Staying focused on your own goals lets you ignore the distracting shadows and focus on the target.
The second key, which I think is just as important, is to choose the right community, one that shares your values, where people welcome, appreciate, and encourage you, and you don’t feel out of place. It doesn’t have to be the dominant group in the community at large – but having even a few people who share your interests and values can easily make the difference between success and failure.
That’s true in anything – not just weightlifting or weaving – and is why, when attempting something difficult, I always start by reaching out to others for help. It’s not just about getting the help – though that’s important as well – but also about building a small community I can belong to.
As an entrepreneur, I always formed a small “mastermind” of a couple people who would meet regularly to talk about our businesses – a mini community where we could all support each other.

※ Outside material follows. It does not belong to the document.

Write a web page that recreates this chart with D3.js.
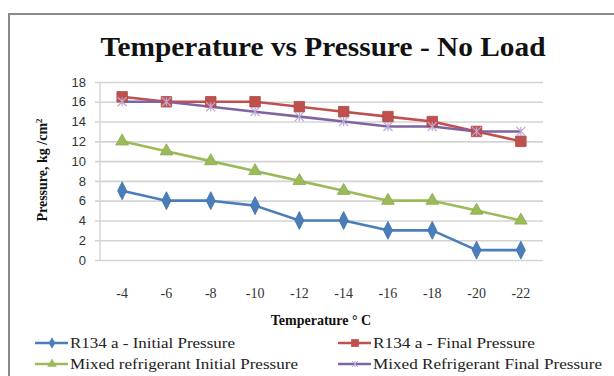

As a weaver, I joined mailing lists and guilds and participated actively in both. And as a powerlifter, I’ve found a few people who lift like me and share my values as well. Not many, but enough. My community – at least for the moment – is more serious recreational lifters, women who lift, and elite lifters who encourage rather than exclude recreational lifters.
They say “It takes a village,” and I think that’s very true.
Ending with two videos that celebrate the power of community: my 315-pound deadlift from last week, and another video of me doing “pause deadlifts” – stopping and pausing halfway up. I was doing those with a 200-pound bar, and managed (at the end of the set) to pause for 10 seconds and still get it the rest of the way up!
(And not to worry – I’m careful about my form, and I have a top-notch coach who knows when to push me and when not to. I also wear a weightlifting belt, which helps protect my back.)
Happy lifting – in whatever you do! May you find happiness in a community of your own.